LOD Construction Through Supervised Web Relation Extraction and Crowd Validation


  • Goran Rumin Infobip, Zagreb, Croatia
  • Igor Mekterović University of Zagreb Faculty of Electrical Engineering and Computing, Croatia


Relation Extraction, Machine Learning, RDF, Linked Open Data, Crowd validation, Semantic Web, Web Application


Free, unstructured text is the dominant format in which information is stored and published. To interpret such vast amount of data one must employ a programmatic approach. In this paper, we describe a novel approach – a pipeline in which interesting relations are extracted from web portals news texts, stored as RDF triplets, and finally validated by end user via browser extension. In the process, different machine learning algorithms were tested on relation extraction, enhanced with our own set of features and thoroughly evaluated, with excellent precision and recall results compared to models used for semantic knowledge expansion.
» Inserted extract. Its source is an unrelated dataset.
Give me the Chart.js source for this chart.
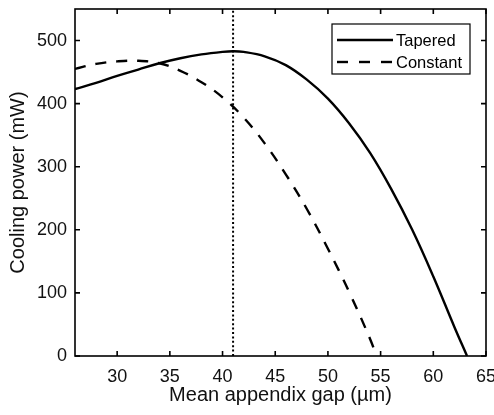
<!DOCTYPE html>
<html>
<head>
<meta charset="utf-8">
<script src="https://cdn.jsdelivr.net/npm/chart.js@4.4.1/dist/chart.umd.min.js"></script>
<style>
  html, body { margin: 0; padding: 0; background: #fff; }
  #wrap { width: 494px; height: 415px; }
</style>
</head>
<body>
<div id="wrap"><canvas id="chart" width="494" height="415"></canvas></div>
<script>
// data
const gapTapered = [26, 28, 30, 32, 34, 36, 38, 40, 41, 42, 44, 46, 48, 50, 52, 54, 56, 58, 60, 62, 63.2];
const powerTapered = [423, 433, 444, 454, 464, 472, 478, 482, 483, 482, 475, 461, 438, 408, 369, 322, 265, 200, 126, 46, 0];

const gapConstant = [26, 28, 30, 32, 34, 36, 38, 40, 42, 44, 46, 48, 50, 52, 54, 54.6];
const powerConstant = [455, 463, 467, 468, 464, 452, 434, 410, 378, 337, 288, 233, 170, 102, 27, 0];

const optimumGap = 41;
const xTicks = [30, 35, 40, 45, 50, 55, 60, 65];
const yTicks = [0, 100, 200, 300, 400, 500];
const seriesNames = ["Tapered", "Constant"];

const FONT = "'Liberation Sans', Arial, Helvetica, sans-serif";

const toPoints = (xs, ys) => xs.map((x, i) => ({ x: x, y: ys[i] }));

// box + inward ticks on all four sides, legend in the corner
const framePlugin = {
    id: "frame",
    afterDatasetsDraw(chart) {
        const { ctx, chartArea: a, scales } = chart;
        const t = 5;
        ctx.save();
        ctx.strokeStyle = "#000";
        ctx.lineWidth = 1.6;
        ctx.setLineDash([]);
        ctx.beginPath();
        xTicks.forEach(v => {
            const px = scales.x.getPixelForValue(v);
            ctx.moveTo(px, a.bottom); ctx.lineTo(px, a.bottom - t);
            ctx.moveTo(px, a.top); ctx.lineTo(px, a.top + t);
        });
        yTicks.forEach(v => {
            const py = scales.y.getPixelForValue(v);
            ctx.moveTo(a.left, py); ctx.lineTo(a.left + t, py);
            ctx.moveTo(a.right, py); ctx.lineTo(a.right - t, py);
        });
        ctx.stroke();
        ctx.strokeRect(a.left, a.top, a.right - a.left, a.bottom - a.top);

        // legend
        const bx = a.right - 154, by = a.top + 15, bw = 138, bh = 50;
        ctx.fillStyle = "#fff";
        ctx.fillRect(bx, by, bw, bh);
        ctx.lineWidth = 1.2;
        ctx.strokeRect(bx, by, bw, bh);
        const rows = [by + 16, by + 38];
        const dashes = [[], [11, 11]];
        ctx.lineWidth = 2.4;
        rows.forEach((ry, i) => {
            ctx.setLineDash(dashes[i]);
            ctx.beginPath();
            ctx.moveTo(bx + 5, ry);
            ctx.lineTo(bx + 61, ry);
            ctx.stroke();
        });
        ctx.setLineDash([]);
        ctx.fillStyle = "#000";
        ctx.font = "16.5px " + FONT;
        ctx.textBaseline = "middle";
        ctx.textAlign = "left";
        rows.forEach((ry, i) => ctx.fillText(seriesNames[i], bx + 64, ry + 1));
        ctx.restore();
    }
};

new Chart(document.getElementById("chart"), {
    type: "line",
    data: {
        datasets: [
            {
                label: seriesNames[0],
                data: toPoints(gapTapered, powerTapered),
                borderColor: "#000",
                borderWidth: 2.4,
                pointRadius: 0,
                tension: 0.4,
                fill: false
            },
            {
                label: seriesNames[1],
                data: toPoints(gapConstant, powerConstant),
                borderColor: "#000",
                borderWidth: 2.4,
                borderDash: [11, 10],
                pointRadius: 0,
                tension: 0.4,
                fill: false
            },
            {
                label: "optimum",
                data: [{ x: optimumGap, y: 0 }, { x: optimumGap, y: 550 }],
                borderColor: "#000",
                borderWidth: 2,
                borderDash: [2, 2.4],
                pointRadius: 0,
                fill: false
            }
        ]
    },
    options: {
        responsive: false,
        animation: false,
        layout: { padding: { left: 0, right: 8, top: 9, bottom: 0 } },
        plugins: {
            legend: { display: false },
            tooltip: { enabled: false }
        },
        scales: {
            x: {
                type: "linear",
                min: 26,
                max: 65,
                grid: { display: false, drawTicks: false },
                border: { display: false },
                afterBuildTicks: s => { s.ticks = xTicks.map(v => ({ value: v })); },
                afterFit: s => { s.height = 59; s.paddingLeft = 0; s.paddingRight = 0; },
                ticks: {
                    color: "#111",
                    font: { family: FONT, size: 18 },
                    padding: 10,
                    maxRotation: 0
                },
                title: {
                    display: true,
                    text: "Mean appendix gap (µm)",
                    color: "#111",
                    font: { family: FONT, size: 20 },
                    padding: { top: 0, bottom: 8 }
                }
            },
            y: {
                type: "linear",
                min: 0,
                max: 550,
                grid: { display: false, drawTicks: false },
                border: { display: false },
                afterBuildTicks: s => { s.ticks = yTicks.map(v => ({ value: v })); },
                afterFit: s => { s.width = 75; s.paddingTop = 0; s.paddingBottom = 0; },
                ticks: {
                    color: "#111",
                    font: { family: FONT, size: 18 },
                    padding: 8
                },
                title: {
                    display: true,
                    text: "Cooling power (mW)",
                    color: "#111",
                    font: { family: FONT, size: 20 },
                    padding: { top: 6, bottom: 0 }
                }
            }
        }
    },
    plugins: [framePlugin]
});
</script>
</body>
</html>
Building on those results, we implement and describe the component to resolve discovered entities to existing semantic entities from three major online repositories. Finally, we implement and describe the validation process in which RDF triplets are presented to the web portal reader for validation via Chrome extension.


Author Biographies

Goran Rumin, Infobip, Zagreb, Croatia

Goran Rumin is a software engineer in Infobip company currently working on infrastructure application development. He received his B.Sc. and M.Sc. in computing from the University of Zagreb (Croatia), Faculty of Electrical Engineering and Computing in 2015 and 2017 respectively. He worked on various projects related to machine learning, high availability, service monitoring and security. His interests include machine learning and semantic web.

Igor Mekterović, University of Zagreb Faculty of Electrical Engineering and Computing, Croatia

Igor Mekterović is currently an associate professor at the University of Zagreb (Croatia), Faculty of Electrical Engineering and Computing. He received his PhD. degree in 2008 from the same university. His research interests are in the areas of databases, data warehouses, web development and bioinformatics.